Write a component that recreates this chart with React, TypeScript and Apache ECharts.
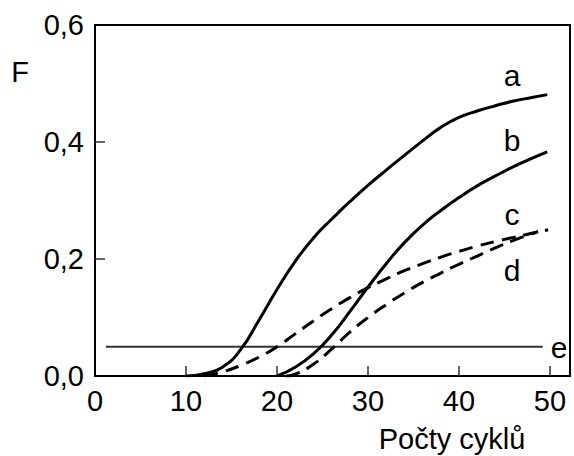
import React, { useEffect, useRef } from "react";
import * as echarts from "echarts";

const xTickValues = [10, 20, 30, 40, 50];
const xLabelValues = [0, 10, 20, 30, 40, 50];
const yLabelValues = [0, 0.2, 0.4, 0.6];

const curveA: number[][] = [[10, 0], [12, 0.004], [14, 0.015], [16, 0.045], [18, 0.095], [20, 0.148], [22, 0.196], [24, 0.236], [26, 0.268], [28, 0.298], [30, 0.326], [32, 0.352], [34, 0.377], [36, 0.402], [38, 0.425], [40, 0.442], [42, 0.453], [44, 0.462], [46, 0.47], [48, 0.476], [49.7, 0.481]];
const curveB: number[][] = [[20, 0], [22, 0.015], [24, 0.038], [26, 0.07], [28, 0.11], [30, 0.152], [32, 0.192], [34, 0.228], [36, 0.258], [38, 0.283], [40, 0.305], [42, 0.325], [44, 0.342], [46, 0.358], [48, 0.372], [49.7, 0.383]];
const curveC: number[][] = [[12, 0], [14, 0.007], [16, 0.018], [18, 0.032], [20, 0.05], [22, 0.072], [24, 0.094], [26, 0.115], [28, 0.134], [30, 0.151], [32, 0.166], [34, 0.18], [36, 0.192], [38, 0.203], [40, 0.213], [42, 0.222], [44, 0.23], [46, 0.237], [48, 0.244], [49.8, 0.25]];
const curveD: number[][] = [[21, 0], [22, 0.003], [24, 0.02], [26, 0.046], [28, 0.075], [30, 0.1], [32, 0.122], [34, 0.142], [36, 0.16], [38, 0.176], [40, 0.191], [42, 0.205], [44, 0.219], [46, 0.232], [48, 0.243], [48.7, 0.247]];
const lineE: number[][] = [[1.2, 0.05], [49.2, 0.05]];

const FONT = "'Liberation Sans', Arial, sans-serif";

export default function App() {
  const ref = useRef<HTMLDivElement>(null);
  useEffect(() => {
    if (!ref.current) return;
    const chart = echarts.init(ref.current, null, { renderer: "svg" });
    const curve = (data: number[][], dashed: boolean) => ({
      type: "line",
      data,
      smooth: 0.5,
      symbol: "none",
      lineStyle: { color: "#000", width: 3, type: dashed ? [14, 8] : "solid" },
      z: 3,
    });
    const letter = (t: string, x: number, y: number) => ({
      type: "text",
      x,
      y,
      style: { text: t, font: `30px ${FONT}`, fill: "#000", align: "center", verticalAlign: "middle" },
    });
    chart.setOption({
      animation: false,
      backgroundColor: "#fff",
      grid: { left: 95, top: 25, right: 4, bottom: 80, show: true, borderColor: "#000", borderWidth: 2 },
      xAxis: {
        type: "value",
        min: 0,
        max: 52.2,
        splitLine: { show: false },
        axisLine: { show: true, lineStyle: { color: "#000", width: 2 } },
        axisTick: { show: true, inside: true, length: 10, customValues: xTickValues, lineStyle: { color: "#333", width: 1.5 } },
        axisLabel: { customValues: xLabelValues, color: "#000", fontSize: 29, fontFamily: FONT, margin: 10 },
      },
      yAxis: {
        type: "value",
        min: 0,
        max: 0.6,
        interval: 0.2,
        splitLine: { show: false },
        axisLine: { show: true, lineStyle: { color: "#000", width: 2 } },
        axisTick: { show: true, inside: true, length: 10, customValues: [0.2, 0.4], lineStyle: { color: "#333", width: 1.5 } },
        axisLabel: {
          customValues: yLabelValues,
          color: "#000",
          fontSize: 29,
          fontFamily: FONT,
          margin: 11,
          formatter: (v: number) => v.toFixed(1).replace(".", ","),
        },
      },
      graphic: [
        { type: "text", x: 20, y: 72, style: { text: "F", font: `29px ${FONT}`, fill: "#000", align: "center", verticalAlign: "middle" } },
        { type: "text", x: 452, y: 439, style: { text: "Počty cyklů", font: `29px ${FONT}`, fill: "#000", align: "center", verticalAlign: "middle" } },
        letter("a", 512, 75),
        letter("b", 512, 140),
        letter("c", 512, 214),
        letter("d", 512, 270),
        letter("e", 559, 347),
      ],
      series: [
        curve(curveA, false),
        curve(curveB, false),
        curve(curveC, true),
        curve(curveD, true),
        { type: "line", data: lineE, symbol: "none", lineStyle: { color: "#333", width: 2 }, z: 2 },
      ],
    });
    return () => chart.dispose();
  }, []);
  return <div ref={ref} style={{ width: 574, height: 456, position: "absolute", left: 0, top: 0 }} />;
}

**STATED TASK**:
Please restate the material above line by line, exactly, beginning at its first line and ending with the line that contains "import * as", without any pictures.

**PROBLEM SOLUTION**:
Write a component that recreates this chart with React, TypeScript and Apache ECharts.
import React, { useEffect, useRef } from "react";
import * as echarts from "echarts";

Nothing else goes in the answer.